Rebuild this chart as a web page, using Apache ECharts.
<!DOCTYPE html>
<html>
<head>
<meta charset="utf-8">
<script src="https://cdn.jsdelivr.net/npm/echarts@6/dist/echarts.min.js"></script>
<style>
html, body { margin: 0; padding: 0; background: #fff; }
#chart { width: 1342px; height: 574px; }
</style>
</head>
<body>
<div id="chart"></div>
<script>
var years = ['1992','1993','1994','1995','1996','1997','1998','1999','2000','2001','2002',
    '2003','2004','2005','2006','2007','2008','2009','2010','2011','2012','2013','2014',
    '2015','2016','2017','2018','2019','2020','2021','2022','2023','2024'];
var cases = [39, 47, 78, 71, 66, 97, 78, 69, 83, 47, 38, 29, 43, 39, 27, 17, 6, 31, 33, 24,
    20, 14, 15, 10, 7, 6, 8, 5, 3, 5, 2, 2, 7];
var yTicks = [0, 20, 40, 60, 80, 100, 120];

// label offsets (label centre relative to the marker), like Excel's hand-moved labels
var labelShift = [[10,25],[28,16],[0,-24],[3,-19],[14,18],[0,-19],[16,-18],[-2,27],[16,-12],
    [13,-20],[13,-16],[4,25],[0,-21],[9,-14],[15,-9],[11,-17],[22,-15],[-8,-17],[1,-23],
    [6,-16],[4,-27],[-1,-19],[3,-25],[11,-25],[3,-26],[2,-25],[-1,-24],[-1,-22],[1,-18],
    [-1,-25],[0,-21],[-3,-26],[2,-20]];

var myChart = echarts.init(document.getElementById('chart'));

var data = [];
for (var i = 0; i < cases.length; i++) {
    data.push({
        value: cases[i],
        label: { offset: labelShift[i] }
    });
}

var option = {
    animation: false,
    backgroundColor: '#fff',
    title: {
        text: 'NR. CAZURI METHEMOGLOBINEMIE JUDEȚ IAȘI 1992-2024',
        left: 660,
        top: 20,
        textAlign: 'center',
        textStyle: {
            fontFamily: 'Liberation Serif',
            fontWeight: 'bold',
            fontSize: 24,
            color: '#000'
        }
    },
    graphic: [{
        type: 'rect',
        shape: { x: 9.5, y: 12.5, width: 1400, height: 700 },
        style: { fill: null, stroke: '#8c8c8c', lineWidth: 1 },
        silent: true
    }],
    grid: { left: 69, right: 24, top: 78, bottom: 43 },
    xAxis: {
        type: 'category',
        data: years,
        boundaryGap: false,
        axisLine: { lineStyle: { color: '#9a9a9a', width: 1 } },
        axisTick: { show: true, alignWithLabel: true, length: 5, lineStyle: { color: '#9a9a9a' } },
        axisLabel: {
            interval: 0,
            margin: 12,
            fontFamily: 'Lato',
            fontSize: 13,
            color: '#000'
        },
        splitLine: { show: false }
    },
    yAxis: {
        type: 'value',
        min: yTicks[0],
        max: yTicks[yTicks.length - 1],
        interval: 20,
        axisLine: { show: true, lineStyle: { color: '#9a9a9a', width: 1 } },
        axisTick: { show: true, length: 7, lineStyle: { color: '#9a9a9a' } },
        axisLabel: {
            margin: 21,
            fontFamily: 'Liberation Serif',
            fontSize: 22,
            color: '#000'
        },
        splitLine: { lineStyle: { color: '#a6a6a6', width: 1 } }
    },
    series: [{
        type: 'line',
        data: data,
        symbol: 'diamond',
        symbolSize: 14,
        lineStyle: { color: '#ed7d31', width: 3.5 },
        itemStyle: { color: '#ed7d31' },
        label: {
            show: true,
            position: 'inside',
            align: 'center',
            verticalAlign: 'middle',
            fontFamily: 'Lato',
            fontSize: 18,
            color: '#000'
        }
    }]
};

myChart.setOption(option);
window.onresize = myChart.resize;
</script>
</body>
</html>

--

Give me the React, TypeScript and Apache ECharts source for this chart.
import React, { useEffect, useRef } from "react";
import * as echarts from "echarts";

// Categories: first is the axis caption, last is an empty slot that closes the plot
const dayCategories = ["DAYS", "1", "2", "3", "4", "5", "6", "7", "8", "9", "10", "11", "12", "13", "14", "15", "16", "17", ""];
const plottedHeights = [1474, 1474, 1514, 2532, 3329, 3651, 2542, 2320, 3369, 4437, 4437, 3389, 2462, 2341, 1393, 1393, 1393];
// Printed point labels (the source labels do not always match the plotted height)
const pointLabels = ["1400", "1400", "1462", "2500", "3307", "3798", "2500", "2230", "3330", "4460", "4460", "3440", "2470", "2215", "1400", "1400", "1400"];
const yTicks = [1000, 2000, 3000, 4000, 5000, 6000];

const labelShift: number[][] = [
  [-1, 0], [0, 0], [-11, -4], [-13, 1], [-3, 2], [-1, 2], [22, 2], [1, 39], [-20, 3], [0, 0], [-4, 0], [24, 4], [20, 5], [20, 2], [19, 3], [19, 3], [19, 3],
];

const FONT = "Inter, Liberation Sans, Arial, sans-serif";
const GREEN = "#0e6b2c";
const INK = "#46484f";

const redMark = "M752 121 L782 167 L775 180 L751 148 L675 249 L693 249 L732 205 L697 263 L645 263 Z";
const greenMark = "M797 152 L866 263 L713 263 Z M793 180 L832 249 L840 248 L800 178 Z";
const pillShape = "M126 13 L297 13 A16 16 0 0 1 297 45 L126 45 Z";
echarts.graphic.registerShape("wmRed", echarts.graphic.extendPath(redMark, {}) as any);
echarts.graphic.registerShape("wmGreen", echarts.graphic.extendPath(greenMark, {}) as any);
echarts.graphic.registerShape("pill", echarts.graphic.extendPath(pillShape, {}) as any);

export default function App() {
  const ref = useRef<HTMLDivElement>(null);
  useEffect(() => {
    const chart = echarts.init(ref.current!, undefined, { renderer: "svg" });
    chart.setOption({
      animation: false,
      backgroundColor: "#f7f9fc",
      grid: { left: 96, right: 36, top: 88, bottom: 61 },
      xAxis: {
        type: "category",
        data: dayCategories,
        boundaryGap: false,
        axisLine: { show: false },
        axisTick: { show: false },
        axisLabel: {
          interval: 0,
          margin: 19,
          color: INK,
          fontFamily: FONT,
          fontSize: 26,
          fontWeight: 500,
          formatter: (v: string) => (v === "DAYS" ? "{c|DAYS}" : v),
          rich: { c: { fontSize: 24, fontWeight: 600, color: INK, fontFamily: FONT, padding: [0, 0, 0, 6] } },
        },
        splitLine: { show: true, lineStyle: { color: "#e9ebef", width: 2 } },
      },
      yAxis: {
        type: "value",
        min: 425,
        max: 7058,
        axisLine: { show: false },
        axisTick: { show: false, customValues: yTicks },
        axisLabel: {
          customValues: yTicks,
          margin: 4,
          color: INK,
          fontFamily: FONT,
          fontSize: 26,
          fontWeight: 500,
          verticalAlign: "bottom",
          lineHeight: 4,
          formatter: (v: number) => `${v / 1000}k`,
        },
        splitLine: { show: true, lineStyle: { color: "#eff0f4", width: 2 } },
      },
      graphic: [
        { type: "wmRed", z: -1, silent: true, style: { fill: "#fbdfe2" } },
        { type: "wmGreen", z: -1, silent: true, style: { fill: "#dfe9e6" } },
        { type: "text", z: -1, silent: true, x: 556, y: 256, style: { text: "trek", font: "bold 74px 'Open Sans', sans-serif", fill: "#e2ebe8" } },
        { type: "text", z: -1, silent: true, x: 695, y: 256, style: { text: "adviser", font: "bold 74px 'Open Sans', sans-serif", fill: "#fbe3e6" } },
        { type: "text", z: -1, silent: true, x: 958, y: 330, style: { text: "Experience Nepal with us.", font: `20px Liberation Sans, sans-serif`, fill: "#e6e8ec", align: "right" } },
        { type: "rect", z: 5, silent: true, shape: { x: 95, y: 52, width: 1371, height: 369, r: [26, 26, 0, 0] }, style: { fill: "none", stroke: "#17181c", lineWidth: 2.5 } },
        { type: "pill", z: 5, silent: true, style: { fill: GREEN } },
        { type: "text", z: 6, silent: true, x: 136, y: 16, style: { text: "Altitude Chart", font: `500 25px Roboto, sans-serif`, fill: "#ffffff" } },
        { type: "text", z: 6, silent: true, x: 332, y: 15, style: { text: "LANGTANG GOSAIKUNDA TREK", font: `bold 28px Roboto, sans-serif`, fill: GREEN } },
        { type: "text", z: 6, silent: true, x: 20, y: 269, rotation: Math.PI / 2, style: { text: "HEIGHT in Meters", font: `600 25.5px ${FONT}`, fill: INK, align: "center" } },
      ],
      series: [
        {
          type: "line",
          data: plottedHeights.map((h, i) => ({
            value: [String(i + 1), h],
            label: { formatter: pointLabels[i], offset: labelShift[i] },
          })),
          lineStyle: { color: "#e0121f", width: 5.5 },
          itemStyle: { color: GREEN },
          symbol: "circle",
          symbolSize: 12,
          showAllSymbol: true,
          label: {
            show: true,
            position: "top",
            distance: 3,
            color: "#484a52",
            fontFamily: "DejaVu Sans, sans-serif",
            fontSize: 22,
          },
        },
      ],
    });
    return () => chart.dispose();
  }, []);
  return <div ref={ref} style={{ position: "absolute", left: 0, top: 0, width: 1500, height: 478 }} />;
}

## Problem description
Please print exactly, and only, the lines from the line with "Rebuild this chart" to the line with "var yTicks = [0, 20, 40, 60, 80, 100, 120];", both included.

## In response
Rebuild this chart as a web page, using Apache ECharts.
<!DOCTYPE html>
<html>
<head>
<meta charset="utf-8">
<script src="https://cdn.jsdelivr.net/npm/echarts@6/dist/echarts.min.js"></script>
<style>
html, body { margin: 0; padding: 0; background: #fff; }
#chart { width: 1342px; height: 574px; }
</style>
</head>
<body>
<div id="chart"></div>
<script>
var years = ['1992','1993','1994','1995','1996','1997','1998','1999','2000','2001','2002',
    '2003','2004','2005','2006','2007','2008','2009','2010','2011','2012','2013','2014',
    '2015','2016','2017','2018','2019','2020','2021','2022','2023','2024'];
var cases = [39, 47, 78, 71, 66, 97, 78, 69, 83, 47, 38, 29, 43, 39, 27, 17, 6, 31, 33, 24,
    20, 14, 15, 10, 7, 6, 8, 5, 3, 5, 2, 2, 7];
var yTicks = [0, 20, 40, 60, 80, 100, 120];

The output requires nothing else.